> _Description of the task_
Without the pictures, return each record as it appears.

+---+

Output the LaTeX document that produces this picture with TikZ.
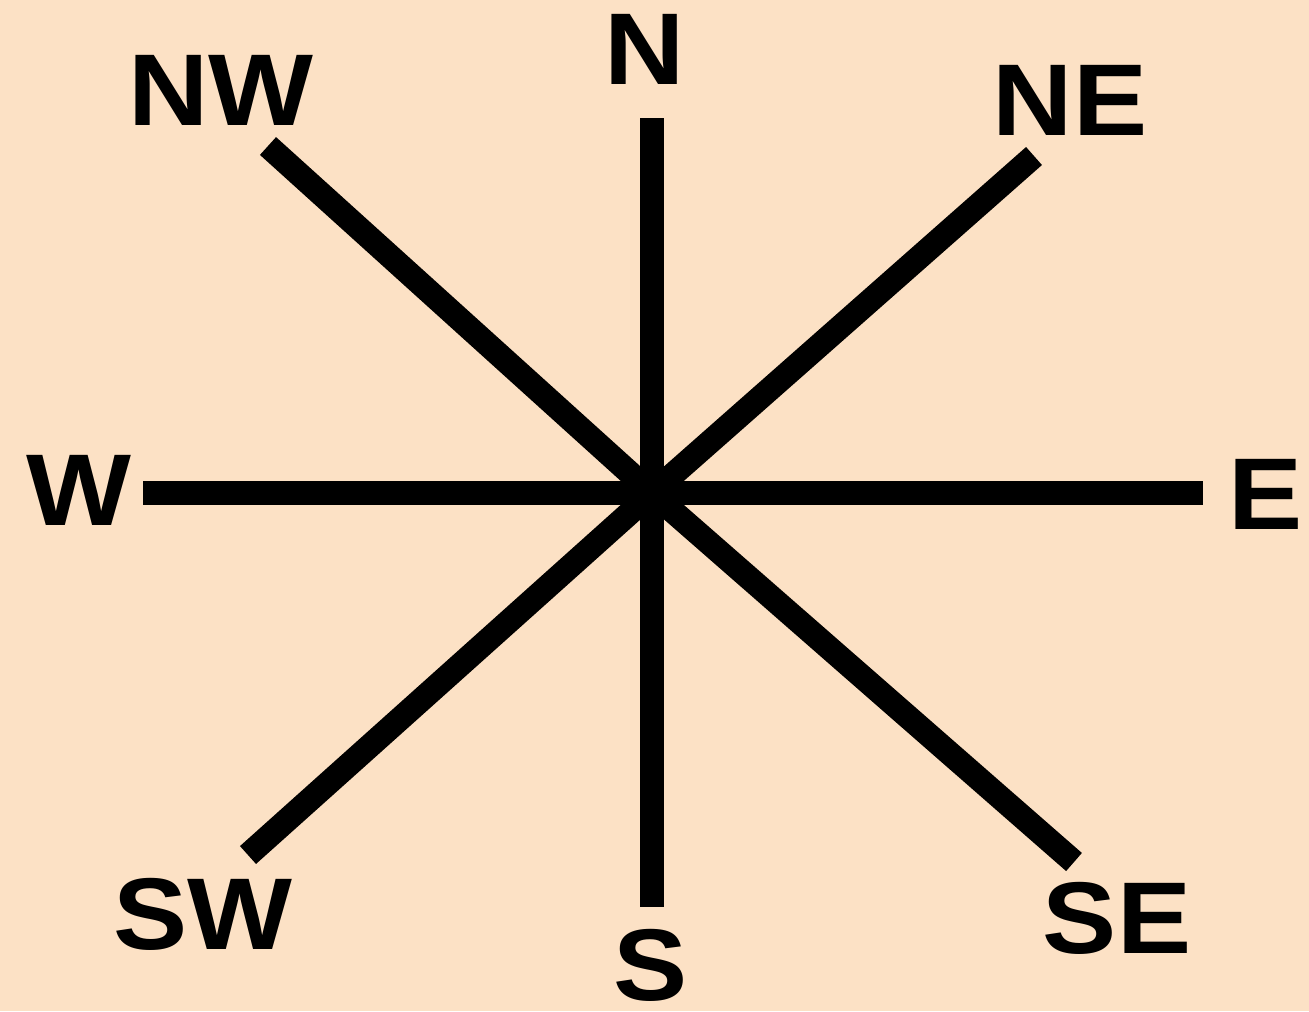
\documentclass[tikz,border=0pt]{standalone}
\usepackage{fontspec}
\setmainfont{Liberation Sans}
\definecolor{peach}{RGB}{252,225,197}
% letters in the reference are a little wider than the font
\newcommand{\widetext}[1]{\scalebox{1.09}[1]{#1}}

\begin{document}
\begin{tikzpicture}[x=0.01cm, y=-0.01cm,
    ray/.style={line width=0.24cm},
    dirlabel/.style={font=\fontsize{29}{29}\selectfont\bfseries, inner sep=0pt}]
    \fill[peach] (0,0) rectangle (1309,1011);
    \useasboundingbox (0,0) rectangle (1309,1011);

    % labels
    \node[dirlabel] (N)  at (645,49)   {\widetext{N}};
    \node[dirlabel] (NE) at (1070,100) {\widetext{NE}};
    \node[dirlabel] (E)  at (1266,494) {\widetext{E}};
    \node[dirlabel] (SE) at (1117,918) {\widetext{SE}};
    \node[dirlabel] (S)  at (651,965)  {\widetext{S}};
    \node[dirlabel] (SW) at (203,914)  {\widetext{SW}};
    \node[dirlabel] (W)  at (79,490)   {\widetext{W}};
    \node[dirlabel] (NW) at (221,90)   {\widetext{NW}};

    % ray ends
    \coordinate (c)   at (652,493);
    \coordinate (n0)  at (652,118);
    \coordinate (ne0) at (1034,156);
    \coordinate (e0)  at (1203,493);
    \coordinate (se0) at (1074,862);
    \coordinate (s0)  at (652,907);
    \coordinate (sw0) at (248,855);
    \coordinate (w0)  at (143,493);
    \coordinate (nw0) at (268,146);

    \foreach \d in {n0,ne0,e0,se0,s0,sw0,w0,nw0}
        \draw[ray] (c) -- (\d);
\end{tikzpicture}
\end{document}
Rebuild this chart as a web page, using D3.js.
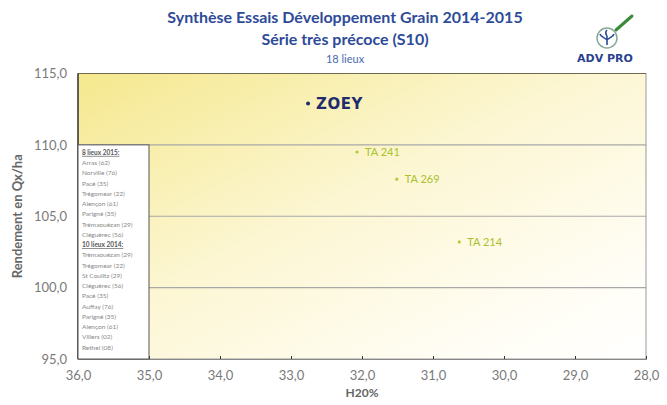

+---+

> _Right answer_
Output the LaTeX document that produces this picture with TikZ.
\documentclass[tikz,border=0pt]{standalone}
\usepackage{fontspec}
\setmainfont{Liberation Sans}
\definecolor{peach}{RGB}{252,225,197}
% letters in the reference are a little wider than the font
\newcommand{\widetext}[1]{\scalebox{1.09}[1]{#1}}

\begin{document}
\begin{tikzpicture}[x=0.01cm, y=-0.01cm,
    ray/.style={line width=0.24cm},
    dirlabel/.style={font=\fontsize{29}{29}\selectfont\bfseries, inner sep=0pt}]
    \fill[peach] (0,0) rectangle (1309,1011);
    \useasboundingbox (0,0) rectangle (1309,1011);

    % labels
    \node[dirlabel] (N)  at (645,49)   {\widetext{N}};
    \node[dirlabel] (NE) at (1070,100) {\widetext{NE}};
    \node[dirlabel] (E)  at (1266,494) {\widetext{E}};
    \node[dirlabel] (SE) at (1117,918) {\widetext{SE}};
    \node[dirlabel] (S)  at (651,965)  {\widetext{S}};
    \node[dirlabel] (SW) at (203,914)  {\widetext{SW}};
    \node[dirlabel] (W)  at (79,490)   {\widetext{W}};
    \node[dirlabel] (NW) at (221,90)   {\widetext{NW}};

    % ray ends
    \coordinate (c)   at (652,493);
    \coordinate (n0)  at (652,118);
    \coordinate (ne0) at (1034,156);
    \coordinate (e0)  at (1203,493);
    \coordinate (se0) at (1074,862);
    \coordinate (s0)  at (652,907);
    \coordinate (sw0) at (248,855);
    \coordinate (w0)  at (143,493);
    \coordinate (nw0) at (268,146);

    \foreach \d in {n0,ne0,e0,se0,s0,sw0,w0,nw0}
        \draw[ray] (c) -- (\d);
\end{tikzpicture}
\end{document}
Rebuild this chart as a web page, using D3.js.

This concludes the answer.